## Problem to solve
Make an exact transcription of the material, leaving out all images.

-------------------------

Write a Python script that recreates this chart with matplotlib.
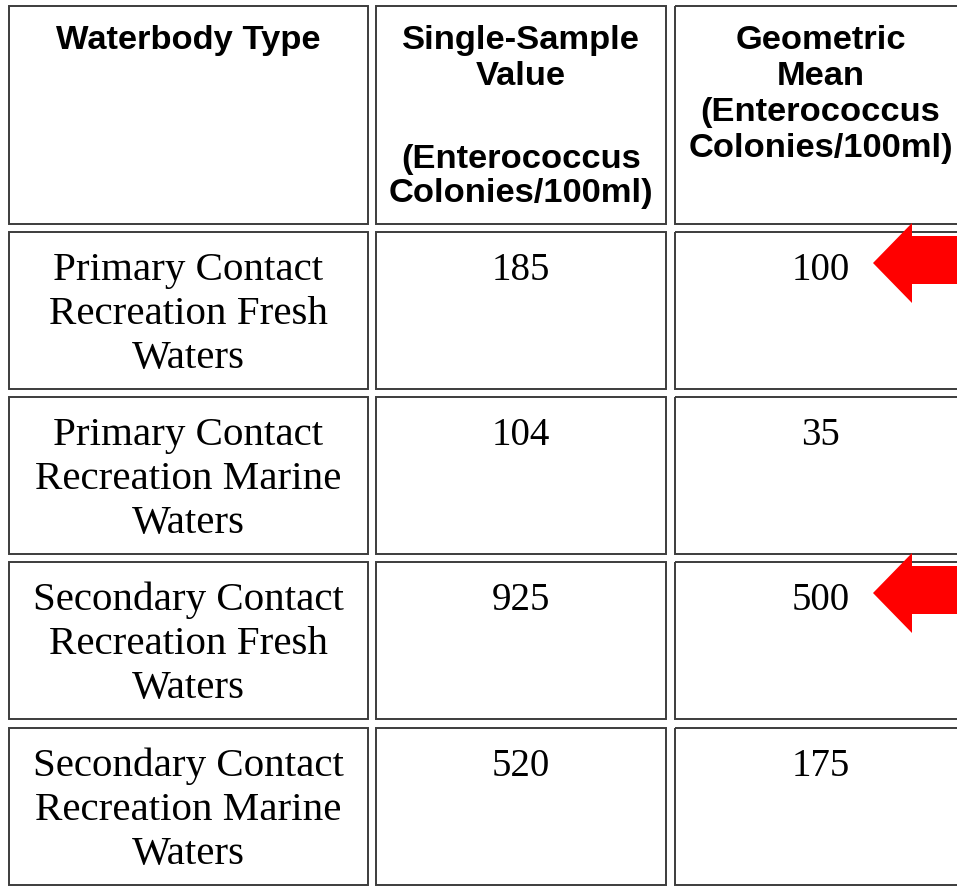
import matplotlib.pyplot as plt
from matplotlib.patches import Rectangle, Polygon

# table contents
headers = [
    ["Waterbody Type"],
    ["Single-Sample", "Value", "(Enterococcus", "Colonies/100ml)"],
    ["Geometric", "Mean", "(Enterococcus", "Colonies/100ml)"],
]
waterbody = [
    ["Primary Contact", "Recreation Fresh", "Waters"],
    ["Primary Contact", "Recreation Marine", "Waters"],
    ["Secondary Contact", "Recreation Fresh", "Waters"],
    ["Secondary Contact", "Recreation Marine", "Waters"],
]
single_sample = [185, 104, 925, 520]
geo_mean = [100, 35, 500, 175]
flagged = [True, False, True, False]  # rows marked with a red arrow

# layout (pixels)
W, H = 957, 890
col_x = [(9, 368), (376, 666), (675, 966)]
head_y = (6, 224)
row_top = [232, 397, 562, 728]
row_h = 157
header_base = [[49], [49, 85, 168, 202], [49, 85, 121, 157]]
line_off = [48, 92, 136]

fig = plt.figure(figsize=(W / 100, H / 100), dpi=100)
ax = fig.add_axes([0, 0, 1, 1])
ax.set_xlim(0, W)
ax.set_ylim(H, 0)
ax.axis('off')

edge = '#3c3c3c'

def cell(x0, x1, y0, y1):
    ax.add_patch(Rectangle((x0, y0), x1 - x0, y1 - y0, fill=False,
                           edgecolor=edge, linewidth=1.4, clip_on=False))

# header row
for c, (x0, x1) in enumerate(col_x):
    cell(x0, x1, head_y[0], head_y[1])
    for line, yb in zip(headers[c], header_base[c]):
        ax.text((x0 + x1) / 2, yb, line, ha='center', va='baseline',
                family='Liberation Sans', weight='bold', fontsize=24.8)

# body rows
for r, top in enumerate(row_top):
    for (x0, x1) in col_x:
        cell(x0, x1, top, top + row_h)
    cx = [(x0 + x1) / 2 for x0, x1 in col_x]
    for k, line in enumerate(waterbody[r]):
        ax.text(cx[0], top + line_off[k], line, ha='center', va='baseline',
                family='Liberation Serif', fontsize=29.5)
    ax.text(cx[1], top + line_off[0], str(single_sample[r]), ha='center',
            va='baseline', family='Liberation Serif', fontsize=28)
    ax.text(cx[2], top + line_off[0], str(geo_mean[r]), ha='center',
            va='baseline', family='Liberation Serif', fontsize=28)
    if flagged[r]:
        yc = top + 31
        pts = [(873, yc), (912, yc - 40), (912, yc - 27), (W + 5, yc - 27),
               (W + 5, yc + 21), (912, yc + 21), (912, yc + 40)]
        ax.add_patch(Polygon(pts, closed=True, facecolor='#ff0000',
                             edgecolor='none', zorder=5))

fig.savefig('out.png', dpi=100)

-------------------------

## Expected answer
Write a Python script that recreates this chart with matplotlib.
import matplotlib.pyplot as plt
from matplotlib.patches import Rectangle, Polygon

# table contents
headers = [
    ["Waterbody Type"],
    ["Single-Sample", "Value", "(Enterococcus", "Colonies/100ml)"],
    ["Geometric", "Mean", "(Enterococcus", "Colonies/100ml)"],
]
waterbody = [
    ["Primary Contact", "Recreation Fresh", "Waters"],
    ["Primary Contact", "Recreation Marine", "Waters"],
    ["Secondary Contact", "Recreation Fresh", "Waters"],
    ["Secondary Contact", "Recreation Marine", "Waters"],
]
single_sample = [185, 104, 925, 520]
geo_mean = [100, 35, 500, 175]
flagged = [True, False, True, False]  # rows marked with a red arrow

# layout (pixels)
W, H = 957, 890
col_x = [(9, 368), (376, 666), (675, 966)]
head_y = (6, 224)
row_top = [232, 397, 562, 728]
row_h = 157
header_base = [[49], [49, 85, 168, 202], [49, 85, 121, 157]]
line_off = [48, 92, 136]

fig = plt.figure(figsize=(W / 100, H / 100), dpi=100)
ax = fig.add_axes([0, 0, 1, 1])
ax.set_xlim(0, W)
ax.set_ylim(H, 0)
ax.axis('off')

edge = '#3c3c3c'

def cell(x0, x1, y0, y1):
    ax.add_patch(Rectangle((x0, y0), x1 - x0, y1 - y0, fill=False,
                           edgecolor=edge, linewidth=1.4, clip_on=False))

# header row
for c, (x0, x1) in enumerate(col_x):
    cell(x0, x1, head_y[0], head_y[1])
    for line, yb in zip(headers[c], header_base[c]):
        ax.text((x0 + x1) / 2, yb, line, ha='center', va='baseline',
                family='Liberation Sans', weight='bold', fontsize=24.8)

# body rows
for r, top in enumerate(row_top):
    for (x0, x1) in col_x:
        cell(x0, x1, top, top + row_h)
    cx = [(x0 + x1) / 2 for x0, x1 in col_x]
    for k, line in enumerate(waterbody[r]):
        ax.text(cx[0], top + line_off[k], line, ha='center', va='baseline',
                family='Liberation Serif', fontsize=29.5)
    ax.text(cx[1], top + line_off[0], str(single_sample[r]), ha='center',
            va='baseline', family='Liberation Serif', fontsize=28)
    ax.text(cx[2], top + line_off[0], str(geo_mean[r]), ha='center',
            va='baseline', family='Liberation Serif', fontsize=28)
    if flagged[r]:
        yc = top + 31
        pts = [(873, yc), (912, yc - 40), (912, yc - 27), (W + 5, yc - 27),
               (W + 5, yc + 21), (912, yc + 21), (912, yc + 40)]
        ax.add_patch(Polygon(pts, closed=True, facecolor='#ff0000',
                             edgecolor='none', zorder=5))

fig.savefig('out.png', dpi=100)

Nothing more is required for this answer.